2.Malevolent, multiplying mold.

Oh the mold! This is my biggest bugaboo with the tropics. The feisty green fuzz seems to sprout overnight, and everything from my favorite leather handbag to my suitcase to my clothing has succumbed. I try to take it in stride, but it is something that I will never get used to. And should I ever live in the tropics again, leather goods will most certainly NOT be accompanying me!

3. A heart attack a day.

The most recent heart attack was this week when Steve reached into the sink to wash the dishes, and pulled out a slimy black frog as big as a fist. The poor creature was traumatized, but I think Steve may have been more so. This was the third of three frogs that have sneaked their way in the house, and they are in good company with the red eyed lizard, the scurrying geckos and the armies of cockroaches. I live in a traditional Thai-style house, I tell myself, this is normal. But I still feel the safest when tucked in bed under the relative security of my mosquito net. Should a creepy crawly critter ever breach that net, I will never feel safe in the tropics again.

This foot long, red eyed  lizard likes to chill in the bathroom.

This foot long, red eyed lizard likes to chill in the bathroom.

4. Darling, what’s for dinner? Rice…again.

I am a simple eater, and I generally don’t mind eating the same foods over and over, day after day–anyone who grew up eating Mexican food feels this way. But I have reached my limit with white rice, the ubiquitous Asian staple that haunts my culinary dreams. The monthly shopping trips to the big island of Phuket assuage my cravings for cheese, pesto pasta, and Goldfish Crackers, but once our supplies dwindle, we’re back on the rice train.

Now that I only have three more weeks here, I realize how much I will miss it. Despite these four stressors, I have loved the peaceful lifestyle we’ve had in Yao Noi, and someday, I hope to return (sans leather of course.)

Living the dream. Or is it?

Living the dream.

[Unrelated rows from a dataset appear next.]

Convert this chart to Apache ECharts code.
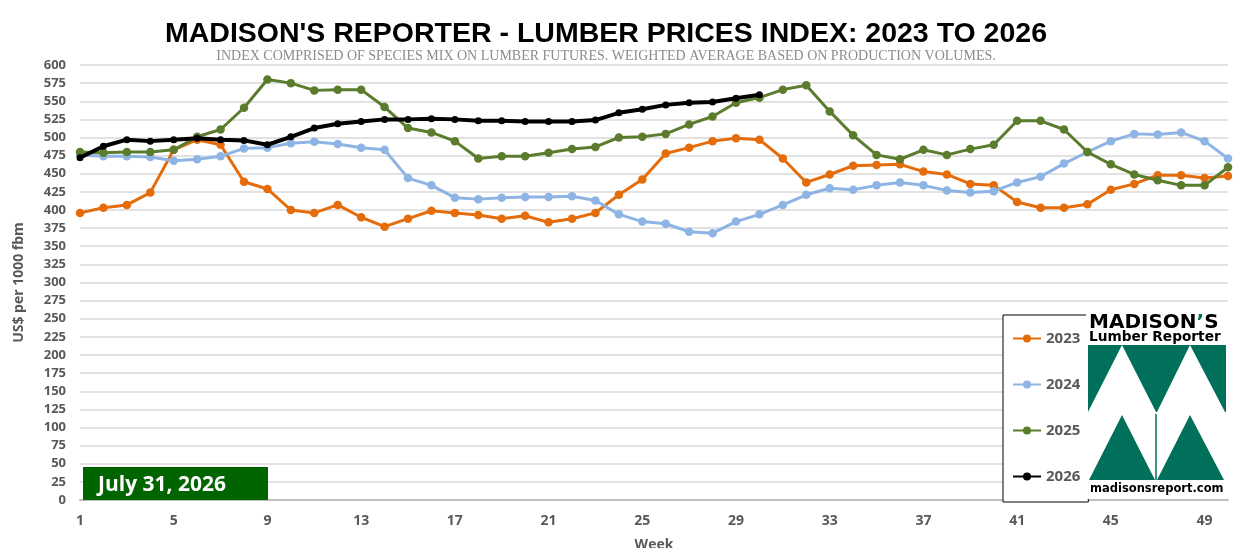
<!DOCTYPE html>
<html>
<head>
<meta charset="utf-8">
<script src="https://cdn.jsdelivr.net/npm/echarts@6/dist/echarts.min.js"></script>
<style>
html,body{margin:0;padding:0;background:#fff;}
#chart{width:1255px;height:548px;}
</style>
</head>
<body>
<div id="chart"></div>
<script>
var weeks = ['1','2','3','4','5','6','7','8','9','10','11','12','13','14','15','16','17','18','19','20','21','22','23','24','25','26','27','28','29','30','31','32','33','34','35','36','37','38','39','40','41','42','43','44','45','46','47','48','49','50'];
var y2023 = [396,403,407,424,483,497,490,439,429,400,396,407,390,377,388,399,396,393,388,392,383,388,396,421,442,478,486,495,499,497,471,438,449,461,462,463,453,449,436,434,411,403,403,408,428,436,448,448,444,447];
var y2024 = [476,474,474,473,468,470,474,485,486,492,494,491,486,483,444,434,417,415,417,418,418,419,413,394,384,381,370,368,384,394,407,421,430,428,434,438,434,427,424,426,438,446,464,480,495,505,504,507,495,471];
var y2025 = [480,479,480,480,483,501,511,541,580,575,565,566,566,542,513,507,495,471,474,474,479,484,487,500,501,505,518,529,548,555,566,572,536,503,476,470,483,476,484,490,523,523,511,480,463,449,441,434,434,459];
var y2026 = [472,488,497,495,497,499,497,496,490,501,513,519,522,525,525,526,525,523,523,522,522,522,524,534,539,545,548,549,554,559];
var seriesNames = ['2023','2024','2025','2026'];
var seriesColors = ['#E46C0A','#8DB4E2','#5B7B2D','#000000'];
var seriesWidths = [3,3,3,4];
var dateLabel = 'July 31, 2026';
var titleText = "MADISON'S REPORTER - LUMBER PRICES INDEX: 2023 TO 2026";
var subText = 'INDEX COMPRISED OF SPECIES MIX ON LUMBER FUTURES. WEIGHTED AVERAGE BASED ON PRODUCTION VOLUMES.';

var allData = [y2023, y2024, y2025, y2026];
var chart = echarts.init(document.getElementById('chart'));
var gray = '#595959';
var logoGreen = '#00705A';

var series = seriesNames.map(function (n, i) {
  return {
    name: n,
    type: 'line',
    data: allData[i],
    symbol: 'circle',
    symbolSize: i === 3 ? 7 : 8.5,
    lineStyle: { width: seriesWidths[i], color: seriesColors[i] },
    itemStyle: { color: seriesColors[i] },
    emphasis: { disabled: true },
    z: 2 + i
  };
});

var option = {
  backgroundColor: '#ffffff',
  animation: false,
  title: {
    text: titleText,
    subtext: subText,
    left: 601,
    textAlign: 'center',
    top: 15,
    itemGap: 0,
    textStyle: { fontFamily: 'Liberation Sans', fontWeight: 'bold', fontSize: 28.5, color: '#000' },
    subtextStyle: { fontFamily: 'Liberation Serif', fontSize: 14, color: '#8c8c8c' }
  },
  grid: { left: 80, right: 27, top: 65, bottom: 48, containLabel: false, outerBoundsMode: 'none' },
  legend: {
    orient: 'vertical',
    left: 1003,
    top: 315,
    data: seriesNames,
    itemWidth: 28,
    itemHeight: 10,
    itemGap: 31,
    padding: [16, 8, 18, 9],
    borderColor: '#000',
    borderWidth: 1,
    backgroundColor: '#fff',
    textStyle: { fontFamily: 'Open Sans', fontWeight: 'bold', fontSize: 15, color: gray },
    selectedMode: false
  },
  xAxis: {
    type: 'category',
    data: weeks,
    boundaryGap: false,
    axisLine: { lineStyle: { color: '#bfbfbf', width: 2 } },
    axisTick: { show: false },
    axisLabel: { interval: 3, color: gray, fontWeight: 'bold', fontSize: 14, fontFamily: 'Open Sans', margin: 14 },
    name: 'Week',
    nameLocation: 'middle',
    nameGap: 38,
    nameTextStyle: { color: gray, fontWeight: 'bold', fontSize: 14, fontFamily: 'Open Sans' }
  },
  yAxis: {
    type: 'value',
    min: 0,
    max: 600,
    interval: 25,
    axisLine: { show: false },
    axisTick: { show: false },
    axisLabel: { color: gray, fontWeight: 'bold', fontSize: 13, fontFamily: 'Open Sans', margin: 14 },
    splitLine: { lineStyle: { color: '#d9d9d9', width: 1.5 } },
    name: 'US$ per 1000 fbm',
    nameLocation: 'middle',
    nameRotate: 90,
    nameGap: 54,
    nameTextStyle: { color: gray, fontWeight: 'bold', fontSize: 14, fontFamily: 'Open Sans' }
  },
  graphic: [
    { type: 'rect', z: 100, shape: { x: 83, y: 467, width: 185, height: 33 }, style: { fill: '#006400' } },
    { type: 'text', z: 101, x: 98, y: 485, style: { text: dateLabel, fill: '#fff', font: 'bold 21px "Open Sans"', verticalAlign: 'middle' } },
    { type: 'rect', z: 100, shape: { x: 1086, y: 311, width: 142, height: 188 }, style: { fill: '#fff' } },
    { type: 'text', z: 101, x: 1089, y: 313, style: {
      text: '{a|MADISON}{b|\u2019}{a|S}',
      rich: {
        a: { fontFamily: 'DejaVu Sans', fontWeight: 'bold', fontSize: 20, fill: '#000' },
        b: { fontFamily: 'DejaVu Sans', fontWeight: 'bold', fontSize: 20, fill: logoGreen }
      }
    } },
    { type: 'text', z: 101, x: 1089, y: 330, style: { text: 'Lumber Reporter', fill: '#000', font: 'bold 13.7px "DejaVu Sans"' } },
    { type: 'rect', z: 101, shape: { x: 1088, y: 345, width: 138, height: 67 }, style: { fill: logoGreen } },
    { type: 'polygon', z: 102, shape: { points: [[1122, 345], [1088, 412], [1156, 412]] }, style: { fill: '#fff' } },
    { type: 'polygon', z: 102, shape: { points: [[1190, 345], [1157, 412], [1225, 412]] }, style: { fill: '#fff' } },
    { type: 'polygon', z: 101, shape: { points: [[1122, 415], [1089, 480], [1155, 480]] }, style: { fill: logoGreen } },
    { type: 'polygon', z: 101, shape: { points: [[1190, 415], [1157, 480], [1224, 480]] }, style: { fill: logoGreen } },
    { type: 'line', z: 101, shape: { x1: 1156, y1: 414, x2: 1156, y2: 480 }, style: { stroke: logoGreen, lineWidth: 1.5 } },
    { type: 'text', z: 101, x: 1090, y: 483, style: { text: 'madisonsreport.com', fill: '#000', font: 'bold 11.5px "DejaVu Sans"' } }
  ],
  series: series
};
chart.setOption(option);
</script>
</body>
</html>
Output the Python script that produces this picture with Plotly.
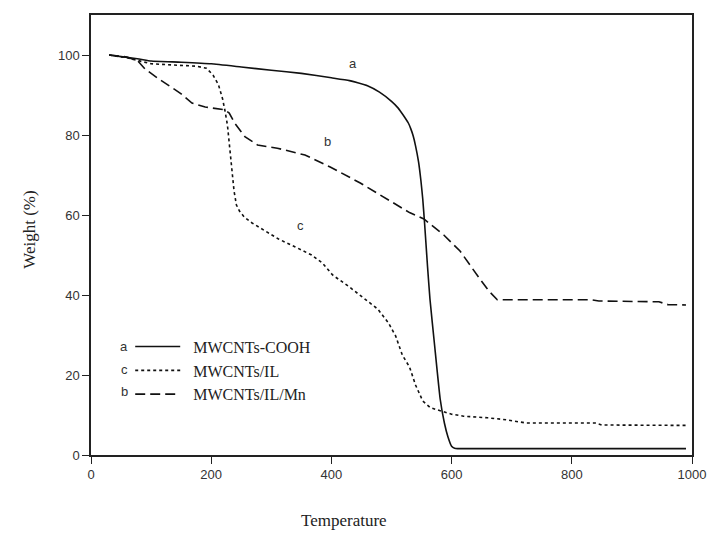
import plotly.graph_objects as go

# ---- data ----
temp_a = [30, 50, 80, 100, 150, 200, 250, 300, 350, 400, 430, 460, 480, 500, 510, 517, 523, 528, 532, 536, 540, 545, 549, 552, 555, 560, 564, 572, 581, 588, 594, 600, 605, 610, 700, 800, 900, 990]
weight_a = [100, 99.6, 99.0, 98.5, 98.2, 97.8, 97.0, 96.2, 95.4, 94.3, 93.6, 92.3, 90.7, 88.4, 86.9, 85.5, 84.2, 83.0, 81.6, 79.8, 77.3, 73.3, 68.5, 64.0, 58.0, 47.0, 39.0, 27.0, 14.0, 8.0, 4.5, 2.2, 1.7, 1.6, 1.6, 1.6, 1.6, 1.6]

temp_c = [30, 60, 100, 140, 175, 192, 203, 212, 219, 223, 227, 230, 233, 236, 238, 242, 247, 255, 268, 290, 312, 340, 367, 385, 402, 430, 455, 477, 495, 507, 518, 530, 540, 552, 565, 581, 600, 620, 660, 691, 724, 760, 800, 839, 850, 900, 990]
weight_c = [100, 99.3, 97.8, 97.4, 97.2, 96.7, 95.0, 92.6, 89.0, 86.0, 82.5, 78.0, 74.0, 69.0, 66.0, 62.5, 61.0, 59.5, 58.0, 56.0, 54.0, 52.0, 50.0, 48.0, 45.0, 42.0, 39.0, 36.5, 33.0, 29.7, 25.0, 22.0, 17.5, 13.5, 11.8, 11.0, 10.2, 9.7, 9.3, 8.8, 8.0, 8.0, 8.0, 8.0, 7.5, 7.4, 7.4]

temp_b = [30, 60, 78, 90, 113, 134, 150, 168, 190, 222, 230, 239, 256, 277, 310, 356, 398, 448, 492, 530, 554, 587, 614, 630, 647, 662, 676, 700, 750, 800, 833, 845, 900, 945, 960, 990]
weight_b = [100, 99.5, 98.5, 96.5, 94.0, 91.8, 90.3, 88.0, 87.0, 86.3, 85.5, 83.0, 79.6, 77.5, 76.7, 75.0, 72.0, 68.0, 64.0, 60.6, 59.0, 55.0, 51.0, 47.5, 44.0, 41.0, 38.8, 38.8, 38.8, 38.8, 38.8, 38.5, 38.4, 38.3, 37.6, 37.5]

series_names = ["MWCNTs-COOH", "MWCNTs/IL", "MWCNTs/IL/Mn"]
series_letters = ["a", "c", "b"]
x_ticks = [0, 200, 400, 600, 800, 1000]
y_ticks = [0, 20, 40, 60, 80, 100]

# curve labels on the plot: (letter, T, weight)
curve_labels = [("a", 436, 98.0), ("b", 394, 78.5), ("c", 348, 57.5)]

PL, PR, PT, PB = 91.5, 697.0, 15.0, 455.5
PW, PH = PR - PL, PB - PT


def px_x(px):
    return (px - PL) / PW


def px_y(py):
    return (PB - py) / PH


fig = go.Figure()
fig.add_trace(go.Scatter(x=temp_a, y=weight_a, mode="lines", name="\u00a0\u00a0" + series_names[0],
                         line=dict(color="#111111", width=1.6, dash="solid", shape="spline", smoothing=0.4)))
fig.add_trace(go.Scatter(x=temp_c, y=weight_c, mode="lines", name="\u00a0\u00a0" + series_names[1],
                         line=dict(color="#111111", width=1.6, dash="dot")))
fig.add_trace(go.Scatter(x=temp_b, y=weight_b, mode="lines", name="\u00a0\u00a0" + series_names[2],
                         line=dict(color="#111111", width=1.6, dash="10px,5px")))

annotations = []
for letter, tx, wy in curve_labels:
    annotations.append(dict(x=tx, y=wy, xref="x", yref="y", text=letter, showarrow=False,
                            xanchor="center", yanchor="middle",
                            font=dict(family="Liberation Sans", size=13, color="#333333")))

# legend prefix letters
leg_rows_px = [347, 370, 392]
for letter, ypx in zip(series_letters, leg_rows_px):
    annotations.append(dict(x=px_x(125), y=px_y(ypx), xref="paper", yref="paper",
                            text=letter, showarrow=False, xanchor="center", yanchor="middle",
                            font=dict(family="Liberation Sans", size=13, color="#333333")))

# axis titles
annotations.append(dict(x=px_x(346), y=px_y(521), xref="paper", yref="paper",
                        text="Temperature", showarrow=False, xanchor="center", yanchor="middle",
                        font=dict(family="Liberation Serif", size=17, color="#222222")))
annotations.append(dict(x=px_x(30), y=px_y(230), xref="paper", yref="paper",
                        text="Weight (%)", showarrow=False, textangle=-90,
                        xanchor="center", yanchor="middle",
                        font=dict(family="Liberation Serif", size=17, color="#222222")))

fig.update_layout(
    width=718, height=534,
    margin=dict(l=91, r=21, t=15, b=79),
    paper_bgcolor="white", plot_bgcolor="white",
    showlegend=True,
    legend=dict(x=px_x(131), y=px_y(330), xanchor="left", yanchor="top",
                bgcolor="rgba(0,0,0,0)", borderwidth=0, itemwidth=45,
                font=dict(family="Liberation Serif", size=16, color="#222222"),
                tracegroupgap=0),
    annotations=annotations,
)
fig.update_xaxes(range=[0, 1000], tickvals=x_ticks, showgrid=False, zeroline=False,
                 showline=True, mirror=True, linecolor="#222222", linewidth=1.5,
                 ticks="outside", ticklen=7, tickwidth=1.2, tickcolor="#222222",
                 tickfont=dict(family="Liberation Sans", size=13, color="#333333"))
fig.update_yaxes(range=[0, 110], tickvals=y_ticks, showgrid=False, zeroline=False,
                 showline=True, mirror=True, linecolor="#222222", linewidth=1.5,
                 ticks="outside", ticklen=7, tickwidth=1.2, tickcolor="#222222",
                 tickfont=dict(family="Liberation Sans", size=13, color="#333333"))

fig.write_html("out.html")
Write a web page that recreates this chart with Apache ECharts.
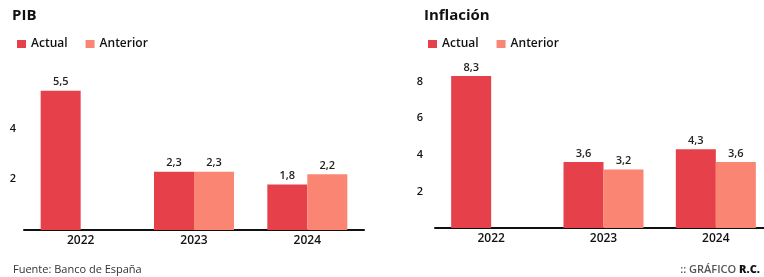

Or is it?

4 responses to “Geckos in the Toaster and other Tropical Lessons

  1. Pingback: Thailand 3 Month Anniversary…So What’s Next? | Twenty First Century Nomad·

  2. Pingback: Thailand 3 Month Anniversary…So What’s Next? | Nusantara Daily·

  3. Leslie, I love your stories … and can relate on so many levels! When we lived in Khartoum, the geckos and other lizards ruled the roost. Fortunately they were great bug eaters so they got to stay. In addition to checking the toaster, my shoes were also a popular hiding place! 🙂 Can’t wait to see what you find in India. ~Terri

    • Thanks Terri! No matter how many times I see a gecko pop out at me, I’m always startled! Luckily, I always wear flip flops, so haven’t had any problems with creatures in my shoes. Thank goodness! We’ll see what India brings!